Весь пласт «восемнадцативечного» маскарада, о котором говорилось выше, был в конечном итоге выбором в пользу смерти, вынужденной и нежеланной, но единственно достойной на фоне неумолимого разрушения прежнего миропорядка. В стихах «Лебединого стана» мотив смертного приговора звучал с еще большей определенностью, чем в стилизациях на темы Великой Французской революции. В марте 1918 года Цветаева возвращалась к своему прогнозу годичной давности:
Идет по луговинам лития.
Таинственная книга бытия
Российского – где судьбы мира скрыты —
Дочитана и нáглухо закрыта.
И рыщет ветер, рыщет по степи´:
– Россия! – Мученица! – С миром – спи!
(СП, 165)
Смерть, «вечный сон» – естественный выбор при столкновении с революцией. Этот выбор и героичен и спасителен, ибо избавляет от дальнейшего соучастия в событиях. Об этом говорит Цветаева в первом стихотворении цикла «Андрей Шенье», отсылающем к эпохе Великой Французской революции, но говорящем о современности:
Андрей Шенье взошел на эшафот.
А я живу – и это страшный грех.
Есть времена – железные – для всех.
И не певец, кто в порохе – поет.
И не отец, кто с сына у ворот
Дрожа срывает воинский доспех.
Есть времена, где солнце – смертный грех.
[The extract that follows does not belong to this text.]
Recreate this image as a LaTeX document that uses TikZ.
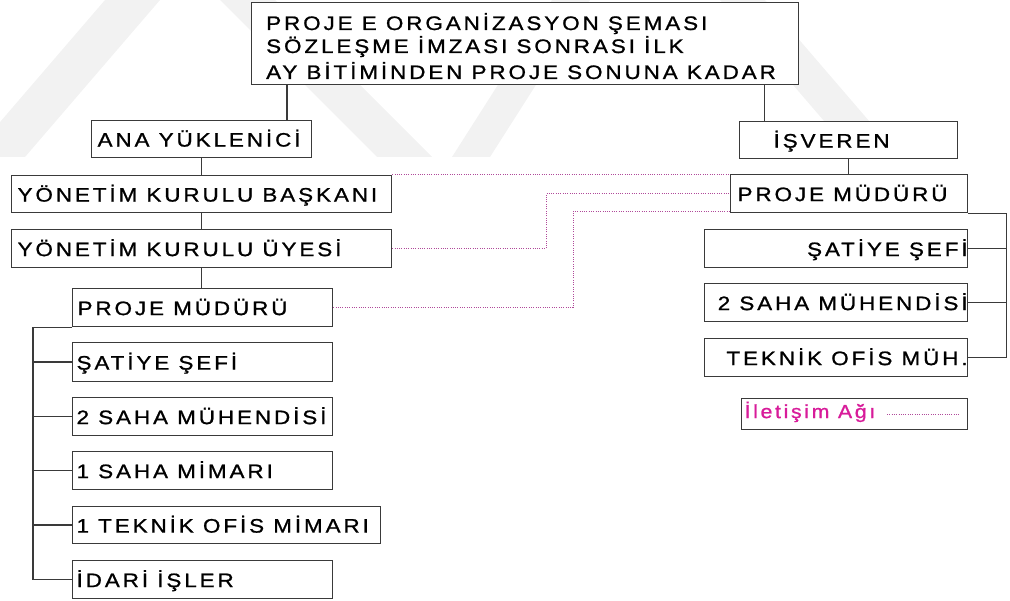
\documentclass[tikz,border=0pt]{standalone}
\usepackage{fontspec}
\setmainfont{Liberation Sans}[LetterSpace=15, FakeStretch=1.15, FakeBold=1]
\newfontfamily\legendfont{Liberation Sans}[LetterSpace=14, FakeStretch=1.12, FakeBold=1]
\definecolor{frame}{HTML}{3A3A3A}
\definecolor{netline}{HTML}{B04A9A}
\definecolor{nettext}{HTML}{D81B9A}
\definecolor{stripe}{HTML}{F2F2F2}
% fixed-width line of text inside a box: width, alignment (l/c/r), text
\newcommand\boxline[3]{\makebox[#1][#2]{#3}}

\begin{document}
\begin{tikzpicture}[x=1pt,y=-1pt,
  box/.style={draw=frame, fill=white, line width=1.2pt, rectangle, inner sep=0pt,
    anchor=north west, text height=15pt, text depth=0pt,
    font=\fontsize{19.5}{22}\selectfont},
  txt/.style={inner sep=0pt, anchor=base west, font=\fontsize{19.5}{22}\selectfont},
  link/.style={draw=frame, line width=1.2pt},
  net/.style={draw=netline, line width=1pt, dash pattern=on 1pt off 1.3pt},
]
\useasboundingbox (0,0) rectangle (1010,601);

% background stripes
\fill[stripe] (-30,157) -- (25,157) -- (160,0) -- (105,0) -- cycle;
\fill[stripe] (220,0) -- (275,0) -- (432,157) -- (377,157) -- cycle;
\fill[stripe] (452,157) -- (490,157) -- (590,0) -- (552,0) -- cycle;
\fill[stripe] (720,0) -- (765,0) -- (900,157) -- (855,157) -- cycle;

% title box
\node[box, minimum width=547pt, minimum height=82pt] (top) at (251,2) {};
\node[txt] (t1) at (266,30) {PROJE E ORGANİZASYON ŞEMASI};
\node[txt] (t2) at (266,53) {SÖZLEŞME İMZASI SONRASI İLK};
\node[txt] (t3) at (266,79) {AY BİTİMİNDEN PROJE SONUNA KADAR};

% contractor side
\node[box, minimum width=220pt, minimum height=37pt] (ana) at (91,120) {\boxline{208pt}{l}{ANA YÜKLENİCİ}};
\node[box, minimum width=380pt, minimum height=37pt] (ykb) at (11,175) {\boxline{368pt}{l}{YÖNETİM KURULU BAŞKANI}};
\node[box, minimum width=380pt, minimum height=38pt] (yku) at (11,229) {\boxline{368pt}{l}{YÖNETİM KURULU ÜYESİ}};
\node[box, minimum width=260pt, minimum height=38pt] (pml) at (72,288) {\boxline{250pt}{l}{PROJE MÜDÜRÜ}};
\node[box, minimum width=260pt, minimum height=39pt] (lc1) at (72,342) {\boxline{252pt}{l}{ŞATİYE ŞEFİ}};
\node[box, minimum width=260pt, minimum height=38pt] (lc2) at (72,397) {\boxline{252pt}{l}{2 SAHA MÜHENDİSİ}};
\node[box, minimum width=260pt, minimum height=38pt] (lc3) at (72,451) {\boxline{252pt}{l}{1 SAHA MİMARI}};
\node[box, minimum width=308pt, minimum height=37pt] (lc4) at (72,506) {\boxline{300pt}{l}{1 TEKNİK OFİS MİMARI}};
\node[box, minimum width=260pt, minimum height=38pt] (lc5) at (72,560) {\boxline{252pt}{l}{İDARİ İŞLER}};

% employer side
\node[box, minimum width=218pt, minimum height=37pt] (isv) at (739,121) {\boxline{212pt}{l}{\hspace{31pt}İŞVEREN}};
\node[box, minimum width=237pt, minimum height=38pt] (pmr) at (730,174) {\boxline{223pt}{l}{PROJE MÜDÜRÜ}};
\node[box, minimum width=263pt, minimum height=38pt] (rc1) at (704,229) {\boxline{263pt}{r}{ŞATİYE ŞEFİ}};
\node[box, minimum width=263pt, minimum height=38pt] (rc2) at (704,283) {\boxline{263pt}{r}{2 SAHA MÜHENDİSİ}};
\node[box, minimum width=263pt, minimum height=38pt] (rc3) at (704,338) {\boxline{263pt}{r}{TEKNİK OFİS MÜH.}};

% legend
\node[box, minimum width=226pt, minimum height=31pt, text height=8pt,
  font=\fontsize{19}{22}\selectfont] (legend) at (741,398)
  {\boxline{220pt}{l}{\legendfont\color{nettext}İletişim Ağı}};

% hierarchy lines
\draw[link] ([xshift=36pt]top.south west) -- ([xshift=36pt]top.south west |- ana.north);
\draw[link] ([xshift=-35pt]top.south east) -- ([xshift=-35pt]top.south east |- isv.north);
\draw[link] (ana.south) -- (ana.south |- ykb.north);
\draw[link] (ykb.south) -- (ykb.south |- yku.north);
\draw[link] (yku.south) -- (yku.south |- pml.north);
\draw[link] (isv.south) -- (isv.south |- pmr.north);

% left staff bus
\draw[link] (pml.south west) -| ([xshift=-39pt]lc5.west) -- (lc5.west);
\foreach \n in {lc1,lc2,lc3,lc4}
  \draw[link] (\n.west) -- ([xshift=-39pt]\n.west);

% right staff bus
\draw[link] (pmr.south east) -| ([xshift=38pt]rc3.east) -- (rc3.east);
\foreach \n in {rc1,rc2}
  \draw[link] (\n.east) -- ([xshift=38pt]\n.east);

% communication network
\draw[net] (ykb.north east) -- (ykb.north east -| pmr.west);
\draw[net] (yku.east) -- ([xshift=154pt]yku.east) |- (pmr.west);
\draw[net] (pml.east) -- ([xshift=240pt]pml.east) |- ([yshift=2pt]pmr.south west);
\draw[net] ([xshift=146pt]legend.west) -- ([xshift=-9pt]legend.east);
\end{tikzpicture}
\end{document}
Не человек – кто в наши дни – живет.
(СП, 166)
«Воинский доспех» вводит тему сопротивления революции, казалось бы, противоположную теме «сна». Однако, в обрамлении «предписывающего» смерть контекста стихотворения, это сопротивление видится лишь как наиболее достойный путь к «вечному сну». «Добровольчество – это добрая воля к смерти» (СП, 256), – такую «попытку толкования» смысла сопротивления истории предложит Цветаева в 1922 году в эпиграфе к стихотворению «Посмертный марш», посвященному концу Добровольческой армии.
«Смертоносная» катастрофа революции в самой Цветаевой пробудила, однако, не «волю к смерти», а поразительной силы волю к творчеству. Оттого дискурс о смерти в ее стихах, пьесах, записных книжках революционных лет соседствует и соперничает с дискурсом о творчестве. Это соперничество и венчается стихотворением «Любовь! Любовь! И в судорогах, и в гробе…». Если смерть принадлежит той же парадигме, что и утрата социальных связей, то творчество создает иную парадигму: оно индуцирует одиночество и одновременно создает для него «укрытие». Пол, традиционно понимаемый, принадлежит парадигме смерти; чтобы попасть в парадигму творчества, он должен быть преображен последним (вспомним: «Женственность во мне не от пола, а от творчества»). Результат преображения пола – тот самый Эрос, о котором рассуждал Волошин и который для Цветаевой становится воплощением творческого начала par excellence. В июле 1919 года идея трансформации сексуальной идентичности (пола) в творческую ею уже принята и авторизована: «Как женщина я НЕ МЫСЛИМА, как поэт – только естественна. – И это мое – (я слишком долго отрекалась!) – раз навсегда – единственное мерило!» (ЗК1, 385).